The Ministry, under pressure, has announced the formation of an Independent Verification Bureau of Measurements, which will convene later this month in Rookhill, a town historically renowned for its level footpaths and suspiciously perfect circles.


Everyday Confusion

The scandal has had real-world implications for residents. A baker in Farnley Under-Peak claims his shortbread tin now fits only nine cookies instead of ten, due to a shrinkage in “baking inches.” Local dressmakers have reported commissions being returned with sleeves “a bit accusatory in length.”

Mr. Cedric Blatherby, a ruler merchant in Inverness, reported brisk sales amid the confusion.
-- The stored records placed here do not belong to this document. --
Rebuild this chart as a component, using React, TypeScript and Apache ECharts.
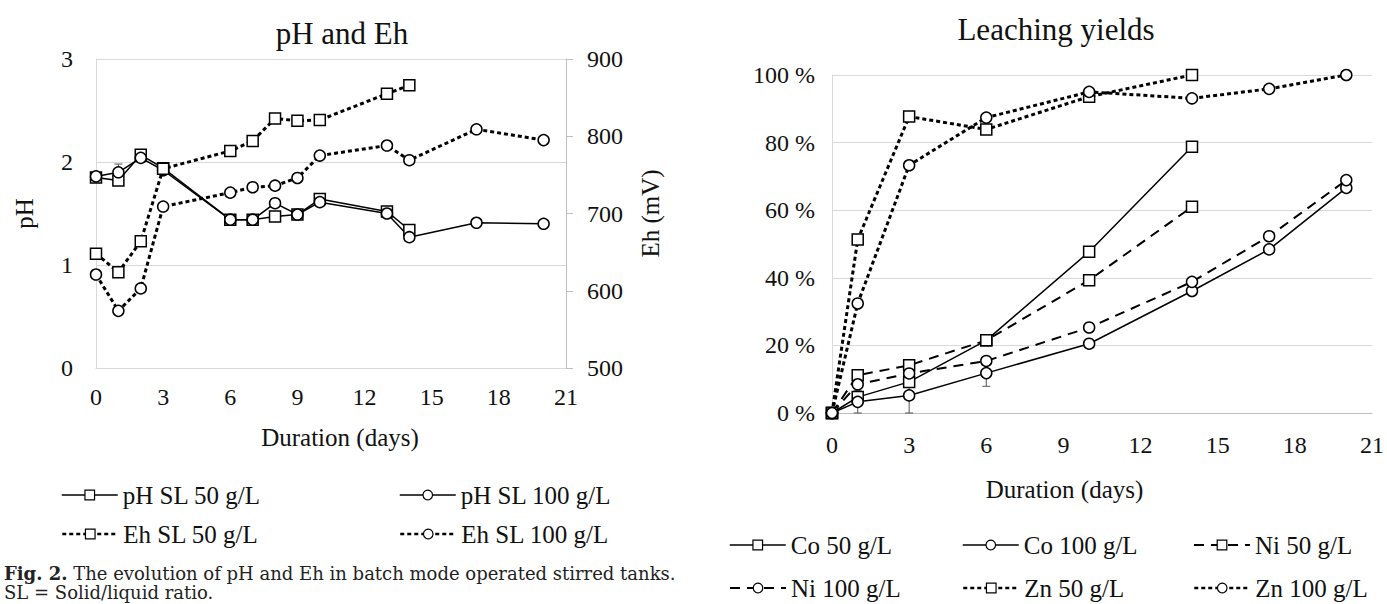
import React, { useEffect, useRef } from "react";
import * as echarts from "echarts";

// ---------- data: pH and Eh ----------
const daysSL50 = [0, 1, 2, 3, 6, 7, 8, 9, 10, 13, 14];
const daysSL100 = [0, 1, 2, 3, 6, 7, 8, 9, 10, 13, 14, 17, 20];
const pH50 = [1.85, 1.82, 2.07, 1.94, 1.44, 1.44, 1.47, 1.49, 1.64, 1.52, 1.34];
const pH100 = [1.86, 1.9, 2.04, 1.92, 1.44, 1.44, 1.6, 1.49, 1.61, 1.5, 1.27, 1.41, 1.4];
const eh50 = [648, 624, 664, 758, 781, 794, 823, 820, 821, 855, 866];
const eh100 = [621, 574, 603, 709, 727, 734, 736, 746, 775, 788, 769, 809, 795];
const pHErr100 = [[1, 1.82, 1.98]];

// ---------- data: leaching yields (%) ----------
const days50 = [0, 1, 3, 6, 10, 14];
const days100 = [0, 1, 3, 6, 10, 14, 17, 20];
const co50 = [0, 4.7, 9.2, 21.5, 47.7, 78.8];
const co100 = [0, 3.3, 5.2, 11.8, 20.5, 36.1, 48.4, 66.6];
const ni50 = [0, 11.2, 14.1, 21.5, 39.3, 61.0];
const ni100 = [0, 8.5, 11.7, 15.4, 25.3, 38.8, 52.3, 68.9];
const zn50 = [0, 51.3, 87.7, 83.9, 93.6, 100];
const zn100 = [0, 32.4, 73.3, 87.4, 95.0, 93.1, 95.9, 100];
const coErr100 = [
  [1, 0, 6.6],
  [3, 0, 10.4],
  [6, 7.9, 15.7],
];

const dayTicksInterval = 3;
const pHTicks = { min: 0, max: 3, interval: 1 };
const ehTicks = { min: 500, max: 900, interval: 100 };
const yieldTicks = { min: 0, max: 100, interval: 20 };

const FONT = "'Liberation Serif', 'Times New Roman', serif";
const CAPFONT = "'DejaVu Serif', serif";
const INK = "#111";
const GRID = "#d9d9d9";
const AXIS = "#bfbfbf";

const pair = (xs: number[], ys: number[]) => xs.map((x, i) => [x, ys[i]]);

const SOLID = { width: 1.5, type: "solid" as any };
const DOTTED = { width: 3, type: [4, 3] as any };
const DASHED = { width: 2, type: [10, 7] as any };

function lineSeries(
  name: string,
  data: number[][],
  symbol: string,
  ls: any,
  xAxisIndex: number,
  yAxisIndex: number
) {
  return {
    name,
    type: "line",
    xAxisIndex,
    yAxisIndex,
    data,
    symbol,
    symbolSize: 11,
    showSymbol: true,
    clip: false,
    z: 3,
    lineStyle: { color: "#000", width: ls.width, type: ls.type },
    itemStyle: { color: "#fff", borderColor: "#000", borderWidth: 1.5 },
    emphasis: { disabled: true },
  };
}

const errRender = (params: any, api: any) => {
  const x = api.value(0);
  const lo = api.value(1);
  const hi = api.value(2);
  const a = api.coord([x, lo]);
  const b = api.coord([x, hi]);
  const w = 4;
  const style = { stroke: "#555", lineWidth: 1 };
  return {
    type: "group",
    children: [
      { type: "line", shape: { x1: a[0], y1: a[1], x2: b[0], y2: b[1] }, style },
      { type: "line", shape: { x1: a[0] - w, y1: a[1], x2: a[0] + w, y2: a[1] }, style },
      { type: "line", shape: { x1: b[0] - w, y1: b[1], x2: b[0] + w, y2: b[1] }, style },
    ],
  };
};

const LEGEND_FS = 25;
function legendItem(name: string, left: number, centerY: number, lw: number) {
  return {
    data: [name],
    left,
    top: centerY - LEGEND_FS / 2,
    padding: 0,
    itemGap: 0,
    itemWidth: 56,
    itemHeight: 12,
    selectedMode: false,
    textStyle: { fontSize: LEGEND_FS, fontFamily: FONT, color: INK },
    lineStyle: { width: lw },
    itemStyle: { borderWidth: 1.2 },
  };
}

const axisText = { fontSize: 24, fontFamily: FONT, color: INK };
const nameText = { fontSize: 25, fontFamily: FONT, color: INK };

export default function App() {
  const ref = useRef<HTMLDivElement>(null);

  useEffect(() => {
    document.body.style.margin = "0";
    if (!ref.current) return;
    const chart = echarts.init(ref.current, undefined, { renderer: "svg" });

    const option: any = {
      animation: false,
      backgroundColor: "#fff",
      title: [
        {
          text: "pH and Eh",
          left: 342,
          top: 33,
          padding: 0,
          textAlign: "center",
          textVerticalAlign: "middle",
          textStyle: { fontSize: 31, fontWeight: "normal", fontFamily: FONT, color: INK },
        },
        {
          text: "Leaching yields",
          left: 1056,
          top: 29,
          padding: 0,
          textAlign: "center",
          textVerticalAlign: "middle",
          textStyle: { fontSize: 31, fontWeight: "normal", fontFamily: FONT, color: INK },
        },
      ],
      grid: [
        { left: 96, top: 59, width: 470, height: 309 },
        { left: 832, top: 75, width: 543, height: 338 },
      ],
      xAxis: [
        {
          gridIndex: 0,
          type: "value",
          min: 0,
          max: 21,
          interval: dayTicksInterval,
          axisLine: { show: true, lineStyle: { color: GRID, width: 1 } },
          axisTick: { show: false },
          splitLine: { show: false },
          axisLabel: { ...axisText, margin: 17 },
          name: "Duration (days)",
          nameLocation: "middle",
          nameGap: 57,
          nameTextStyle: { ...nameText, padding: [0, 0, 0, 18] },
        },
        {
          gridIndex: 1,
          type: "value",
          min: 0,
          max: 21,
          interval: dayTicksInterval,
          axisLine: { show: true, lineStyle: { color: AXIS, width: 1 } },
          axisTick: { show: false },
          splitLine: { show: false },
          axisLabel: { ...axisText, margin: 20 },
          name: "Duration (days)",
          nameLocation: "middle",
          nameGap: 64,
          nameTextStyle: { ...nameText, padding: [0, 75, 0, 0] },
        },
      ],
      yAxis: [
        {
          gridIndex: 0,
          type: "value",
          ...pHTicks,
          axisLine: { show: true, lineStyle: { color: GRID, width: 1 } },
          axisTick: { show: false },
          splitLine: { show: true, lineStyle: { color: GRID, width: 1 } },
          axisLabel: { ...axisText, margin: 23 },
          name: "pH",
          nameLocation: "middle",
          nameGap: 59,
          nameRotate: 90,
          nameTextStyle: nameText,
        },
        {
          gridIndex: 0,
          type: "value",
          position: "right",
          ...ehTicks,
          axisLine: { show: true, lineStyle: { color: AXIS, width: 1 } },
          axisTick: { show: true, inside: false, length: 7, lineStyle: { color: AXIS } },
          splitLine: { show: false },
          axisLabel: { ...axisText, margin: 21 },
          name: "Eh (mV)",
          nameLocation: "middle",
          nameGap: 72,
          nameRotate: 90,
          nameTextStyle: nameText,
        },
        {
          gridIndex: 1,
          type: "value",
          ...yieldTicks,
          axisLine: { show: true, lineStyle: { color: GRID, width: 1 } },
          axisTick: { show: false },
          splitLine: { show: true, lineStyle: { color: GRID, width: 1 } },
          axisLabel: { ...axisText, margin: 17, formatter: "{value} %" },
        },
      ],
      legend: [
        legendItem("pH SL 50 g/L", 61, 495, 1.5),
        legendItem("pH SL 100 g/L", 399, 495, 1.5),
        legendItem("Eh SL 50 g/L", 61, 534, 2.5),
        legendItem("Eh SL 100 g/L", 399, 534, 2.5),
        legendItem("Co 50 g/L", 729, 545, 1.5),
        legendItem("Co 100 g/L", 962, 545, 1.5),
        legendItem("Ni 50 g/L", 1193, 545, 2),
        legendItem("Ni 100 g/L", 729, 588, 2),
        legendItem("Zn 50 g/L", 962, 588, 2.5),
        legendItem("Zn 100 g/L", 1193, 588, 2.5),
      ],
      series: [
        {
          type: "custom",
          xAxisIndex: 0,
          yAxisIndex: 0,
          renderItem: errRender,
          data: pHErr100,
          encode: { x: 0, y: [1, 2] },
          z: 1,
          silent: true,
          clip: false,
        },
        {
          type: "custom",
          xAxisIndex: 1,
          yAxisIndex: 2,
          renderItem: errRender,
          data: coErr100,
          encode: { x: 0, y: [1, 2] },
          z: 1,
          silent: true,
          clip: false,
        },
        lineSeries("pH SL 50 g/L", pair(daysSL50, pH50), "rect", SOLID, 0, 0),
        lineSeries("pH SL 100 g/L", pair(daysSL100, pH100), "circle", SOLID, 0, 0),
        lineSeries("Eh SL 50 g/L", pair(daysSL50, eh50), "rect", DOTTED, 0, 1),
        lineSeries("Eh SL 100 g/L", pair(daysSL100, eh100), "circle", DOTTED, 0, 1),
        lineSeries("Co 50 g/L", pair(days50, co50), "rect", SOLID, 1, 2),
        lineSeries("Co 100 g/L", pair(days100, co100), "circle", SOLID, 1, 2),
        lineSeries("Ni 50 g/L", pair(days50, ni50), "rect", DASHED, 1, 2),
        lineSeries("Ni 100 g/L", pair(days100, ni100), "circle", DASHED, 1, 2),
        lineSeries("Zn 50 g/L", pair(days50, zn50), "rect", DOTTED, 1, 2),
        lineSeries("Zn 100 g/L", pair(days100, zn100), "circle", DOTTED, 1, 2),
      ],
      graphic: [
        {
          type: "text",
          x: 4,
          y: 573,
          style: {
            text: "{b|Fig. 2.} The evolution of pH and Eh in batch mode operated stirred tanks.",
            fontFamily: CAPFONT,
            fontSize: 18,
            fill: "#222",
            verticalAlign: "middle",
            rich: {
              b: { fontFamily: CAPFONT, fontSize: 18, fontWeight: "bold", fill: "#222" },
            },
          },
        },
        {
          type: "text",
          x: 4,
          y: 592,
          style: {
            text: "SL = Solid/liquid ratio.",
            fontFamily: CAPFONT,
            fontSize: 18,
            fill: "#222",
            verticalAlign: "middle",
          },
        },
      ],
    };

    chart.setOption(option);
    return () => chart.dispose();
  }, []);

  return (
    <div
      ref={ref}
      style={{ position: "absolute", left: 0, top: 0, width: 1387, height: 604, background: "#fff" }}
    />
  );
}
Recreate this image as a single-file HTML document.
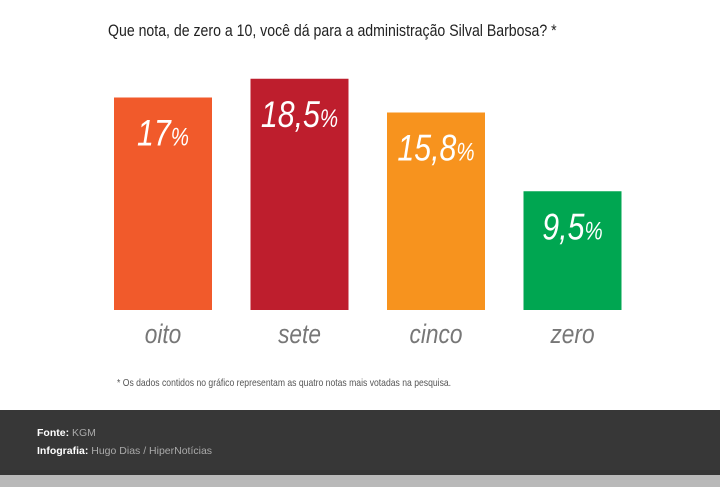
<!DOCTYPE html>
<html><head><meta charset="utf-8">
<style>
body{margin:0;width:720px;height:487px;overflow:hidden;background:#fff;font-family:"Liberation Sans",sans-serif;position:relative}
#title{position:absolute;left:108px;top:21px;font-size:17px;color:#222;white-space:nowrap;transform:scaleX(0.83);transform-origin:0 0}
#note{position:absolute;left:117px;top:377px;font-size:10.5px;color:#555;white-space:nowrap;transform:scaleX(0.82);transform-origin:0 0}
#footer{position:absolute;left:0;top:410px;width:720px;height:65px;background:#373737}
#footbar{position:absolute;left:0;top:475px;width:720px;height:12px;background:#b9b9b9}
.fl{position:absolute;left:37px;font-size:10.5px;color:#aaa}
.fl b{color:#fff}
</style></head><body>
<div id="title">Que nota, de zero a 10, você dá para a administração Silval Barbosa? *</div>
<svg id="chart" width="720" height="370" style="position:absolute;left:0;top:0"></svg>
<div id="note">* Os dados contidos no gráfico representam as quatro notas mais votadas na pesquisa.</div>
<div id="footer">
<div class="fl" style="top:17px"><b>Fonte:</b> KGM</div>
<div class="fl" style="top:35px"><b>Infografia:</b> Hugo Dias / HiperNotícias</div>
</div>
<div id="footbar"></div>
<script>
const categories=["oito","sete","cinco","zero"];
const values=[17,18.5,15.8,9.5];
const valueLabels=["17","18,5","15,8","9,5"];
const colors=["#f15a2b","#be1e2d","#f7931e","#00a651"];
const ns="http://www.w3.org/2000/svg";
const svg=document.getElementById("chart");
const base=310,scale=12.5,x0=114,step=136.5,bw=98;
const y=v=>base-v*scale;
const xb=i=>x0+i*step;
categories.forEach((c,i)=>{
 const r=document.createElementNS(ns,"rect");
 r.setAttribute("x",xb(i));r.setAttribute("y",y(values[i]));
 r.setAttribute("width",bw);r.setAttribute("height",base-y(values[i]));
 r.setAttribute("fill",colors[i]);
 
 
 svg.appendChild(r);
 const g=document.createElementNS(ns,"g");
 g.setAttribute("transform","translate("+(xb(i)+bw/2)+","+(y(values[i])+48)+") scale(0.82,1)");
 const t=document.createElementNS(ns,"text");
 t.setAttribute("text-anchor","middle");t.setAttribute("fill","#fff");
 t.setAttribute("font-style","italic");t.setAttribute("font-size","37");
 t.setAttribute("font-family",'"Liberation Sans",sans-serif');
 t.textContent=valueLabels[i];
 const p=document.createElementNS(ns,"tspan");p.setAttribute("font-size","25");p.textContent="%";
 t.appendChild(p);
 
 
 g.appendChild(t);svg.appendChild(g);
 const g2=document.createElementNS(ns,"g");
 g2.setAttribute("transform","translate("+(xb(i)+bw/2)+",343) scale(0.84,1)");
 const l=document.createElementNS(ns,"text");
 l.setAttribute("text-anchor","middle");l.setAttribute("fill","#777");
 l.setAttribute("font-style","italic");l.setAttribute("font-size","27");
 l.setAttribute("font-family",'"Liberation Sans",sans-serif');
 l.textContent=c;
 
 
 g2.appendChild(l);svg.appendChild(g2);
});
</script>
</body></html>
“We’re seeing a real run on vintage pre-Ministry sticks,” he said. “There’s a lad from the Ministry who comes in once a week to measure the shelves. He brings a different stick each time.”


Royal Palace Issues Statement

From the Royal Bureau of Assurances, a brief note was issued on official parchment:

“Their Majesties the King and Queen express their heartfelt hope that all inches soon point in the same direction.”

Citizens are advised to use discretion when measuring things, avoid projects requiring symmetry, and refrain from comparing fencing lengths with neighbors until the matter is resolved.